● **Stated task**
Give the listing again exactly, omitting its images.

____________________

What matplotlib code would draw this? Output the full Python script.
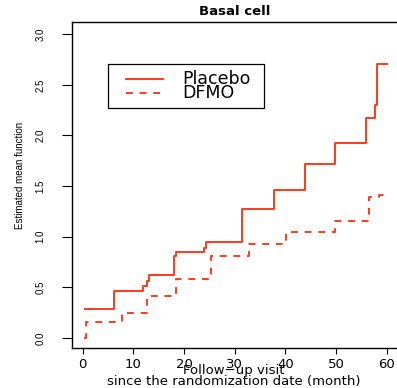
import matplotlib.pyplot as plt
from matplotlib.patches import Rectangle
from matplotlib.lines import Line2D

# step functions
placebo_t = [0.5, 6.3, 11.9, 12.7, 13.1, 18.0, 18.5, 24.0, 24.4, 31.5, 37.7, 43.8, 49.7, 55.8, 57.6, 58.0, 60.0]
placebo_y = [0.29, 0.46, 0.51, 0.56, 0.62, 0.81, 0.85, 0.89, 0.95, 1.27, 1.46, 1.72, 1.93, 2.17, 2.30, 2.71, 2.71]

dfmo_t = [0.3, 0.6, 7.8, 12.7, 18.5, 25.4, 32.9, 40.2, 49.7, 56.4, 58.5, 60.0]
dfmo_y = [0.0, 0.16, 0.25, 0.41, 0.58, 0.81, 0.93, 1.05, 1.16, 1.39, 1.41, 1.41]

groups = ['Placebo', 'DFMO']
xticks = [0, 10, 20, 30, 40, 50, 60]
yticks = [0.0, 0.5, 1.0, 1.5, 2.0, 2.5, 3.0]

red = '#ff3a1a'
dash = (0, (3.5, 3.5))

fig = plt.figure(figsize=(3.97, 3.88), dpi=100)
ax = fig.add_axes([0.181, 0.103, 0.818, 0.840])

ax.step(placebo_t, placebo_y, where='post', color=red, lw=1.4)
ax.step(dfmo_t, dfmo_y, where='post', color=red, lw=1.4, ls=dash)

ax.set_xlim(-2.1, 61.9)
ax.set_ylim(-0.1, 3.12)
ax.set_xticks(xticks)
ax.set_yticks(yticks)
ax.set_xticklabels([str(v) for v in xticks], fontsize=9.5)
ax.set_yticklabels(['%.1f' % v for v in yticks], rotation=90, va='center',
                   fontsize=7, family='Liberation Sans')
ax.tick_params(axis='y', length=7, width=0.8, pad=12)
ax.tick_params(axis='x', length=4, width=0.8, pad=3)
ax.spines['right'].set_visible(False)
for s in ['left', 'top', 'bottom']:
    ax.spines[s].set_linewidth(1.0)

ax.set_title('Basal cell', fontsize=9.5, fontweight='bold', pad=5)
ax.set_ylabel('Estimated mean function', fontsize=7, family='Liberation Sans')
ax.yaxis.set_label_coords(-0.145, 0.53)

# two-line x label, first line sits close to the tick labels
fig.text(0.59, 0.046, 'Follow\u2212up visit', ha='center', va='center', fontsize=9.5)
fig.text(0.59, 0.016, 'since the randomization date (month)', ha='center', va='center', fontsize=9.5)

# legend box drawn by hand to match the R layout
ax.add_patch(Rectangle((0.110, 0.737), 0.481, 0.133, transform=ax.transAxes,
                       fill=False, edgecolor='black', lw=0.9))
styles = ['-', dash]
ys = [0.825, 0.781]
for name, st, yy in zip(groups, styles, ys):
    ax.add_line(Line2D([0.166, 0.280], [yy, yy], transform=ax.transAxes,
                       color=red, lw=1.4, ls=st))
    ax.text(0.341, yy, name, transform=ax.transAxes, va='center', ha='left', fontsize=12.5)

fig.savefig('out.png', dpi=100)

____________________

● **Completed task**
What matplotlib code would draw this? Output the full Python script.
import matplotlib.pyplot as plt
from matplotlib.patches import Rectangle
from matplotlib.lines import Line2D

# step functions
placebo_t = [0.5, 6.3, 11.9, 12.7, 13.1, 18.0, 18.5, 24.0, 24.4, 31.5, 37.7, 43.8, 49.7, 55.8, 57.6, 58.0, 60.0]
placebo_y = [0.29, 0.46, 0.51, 0.56, 0.62, 0.81, 0.85, 0.89, 0.95, 1.27, 1.46, 1.72, 1.93, 2.17, 2.30, 2.71, 2.71]

dfmo_t = [0.3, 0.6, 7.8, 12.7, 18.5, 25.4, 32.9, 40.2, 49.7, 56.4, 58.5, 60.0]
dfmo_y = [0.0, 0.16, 0.25, 0.41, 0.58, 0.81, 0.93, 1.05, 1.16, 1.39, 1.41, 1.41]

groups = ['Placebo', 'DFMO']
xticks = [0, 10, 20, 30, 40, 50, 60]
yticks = [0.0, 0.5, 1.0, 1.5, 2.0, 2.5, 3.0]

red = '#ff3a1a'
dash = (0, (3.5, 3.5))

fig = plt.figure(figsize=(3.97, 3.88), dpi=100)
ax = fig.add_axes([0.181, 0.103, 0.818, 0.840])

ax.step(placebo_t, placebo_y, where='post', color=red, lw=1.4)
ax.step(dfmo_t, dfmo_y, where='post', color=red, lw=1.4, ls=dash)

ax.set_xlim(-2.1, 61.9)
ax.set_ylim(-0.1, 3.12)
ax.set_xticks(xticks)
ax.set_yticks(yticks)
ax.set_xticklabels([str(v) for v in xticks], fontsize=9.5)
ax.set_yticklabels(['%.1f' % v for v in yticks], rotation=90, va='center',
                   fontsize=7, family='Liberation Sans')
ax.tick_params(axis='y', length=7, width=0.8, pad=12)
ax.tick_params(axis='x', length=4, width=0.8, pad=3)
ax.spines['right'].set_visible(False)
for s in ['left', 'top', 'bottom']:
    ax.spines[s].set_linewidth(1.0)

ax.set_title('Basal cell', fontsize=9.5, fontweight='bold', pad=5)
ax.set_ylabel('Estimated mean function', fontsize=7, family='Liberation Sans')
ax.yaxis.set_label_coords(-0.145, 0.53)

# two-line x label, first line sits close to the tick labels
fig.text(0.59, 0.046, 'Follow\u2212up visit', ha='center', va='center', fontsize=9.5)
fig.text(0.59, 0.016, 'since the randomization date (month)', ha='center', va='center', fontsize=9.5)

# legend box drawn by hand to match the R layout
ax.add_patch(Rectangle((0.110, 0.737), 0.481, 0.133, transform=ax.transAxes,
                       fill=False, edgecolor='black', lw=0.9))
styles = ['-', dash]
ys = [0.825, 0.781]
for name, st, yy in zip(groups, styles, ys):
    ax.add_line(Line2D([0.166, 0.280], [yy, yy], transform=ax.transAxes,
                       color=red, lw=1.4, ls=st))
    ax.text(0.341, yy, name, transform=ax.transAxes, va='center', ha='left', fontsize=12.5)

fig.savefig('out.png', dpi=100)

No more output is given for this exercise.